Just about everyone in the group was travelling to the Cayón del Sumidero this morning, the Rio Grijalva running through a canyon where the cliff walls reach up to nearly a kilometre in height. We were driven down from the heights of San Cristóbal down a road that followed the rim of the mountains giving us spectacular views of the cloud hugging the landscape below. Stopping at a viewpoint we all took photos before continuing down through the cloud layer and eventually coming to the river where our boat ride would begin.

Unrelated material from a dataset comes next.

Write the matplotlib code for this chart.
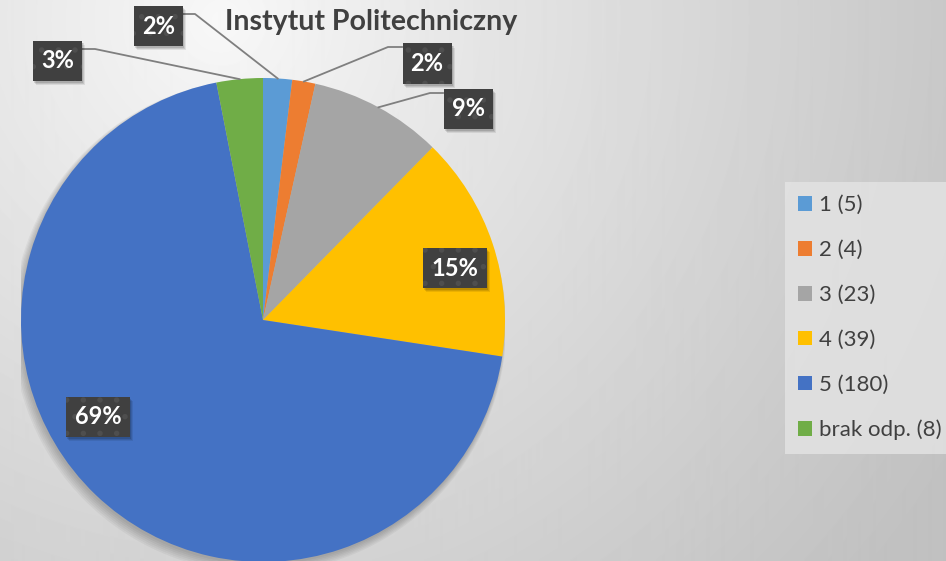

Our group took the front half of a wide bottomed boat, the driver and Juan Pablo sitting on a raised platform at the stern. We entered into the fast flow of the high river, the daily rain having swelled the basin with muddily coloured water. Going with the current we made quick progress, leaving behind signs of civilisation and entering a wide valley with the banks quickly becoming forested cliffs, large trees at the base and then yellow and black cliff walls reaching up to cloud covered heights. The first part of the trip had the walls dotted with cactus, just to make sure we knew we were in Mexico I think.
A crocodile of the Rio Grijalva
The view downriver
Our river transport
Soon enough the driver/guide saw something on one of the low sandy banks and we moved closer. Our first sighting of a crocodile, Juan Pablo translated for the group so we weren’t left wondering why we were stopping each time. It was a smaller specimen, lying quietly on the sand. Further along we spotted a larger crocodile with an accompanying group of black headed vultures to its side. The lack of movement in the reptile led some to speculate that it was dead and the vultures were gathering to feed. I figured the crocodile was simply resting and the lazy birds were simply waiting for it to kill something so they could pick at the scraps. We saw a variety of birdlife as we made our way down the valley, mostly of the cormorant and egret variety in addition to the often circling vultures. We also got to see some pelicans at the point where we turned around to head back upriver.
The Christmas tree falls
Close up on the falls
There were a few waterfalls to be admired along the way. The last a high waterfall called the Christmas tree because of the strange formations that spread out from its fall. Passing up close to this waterfall we could see the water being caught in the wind and drifting sideways along the canyon wall. As we journeyed back to the dock we stopped a few more times to see more crocodiles. Our sharp eyed guide saw a moving tree and after a wait we got to see a spider monkey jumping from one tree to another in the middle distance. After this we had one last stop to see close up the cactus clinging to the cliff, also seeing a small iguana as an added bonus.
Cactus growing from the canyon walls
Back at the dock we were taken in our van to the town of Chiapa de Corzo where most of us ate the packed lunches we had prepared. There was a parade marching through as we came to the central plaza, we watched as the two large dancing figures passed by, a man out front letting off sky rockets every now and again. In the plaza we could see the Fuente Colonial, an elaborate colonial design of arches in brick in the shape of a crown. Wandering around Keryn and I bought some drinks and then watched as a huge hamburger was prepared at a small stall for the hungry Mark and Juan Pablo.
The parade in Chiapa de Corzo
Mark and Juan Pablo share their quartered burger
After the return drive to San Cristóbal we rested for a few hours, relaxing over number games or blog writing. That brings us to now; there will be more after it happens I guess.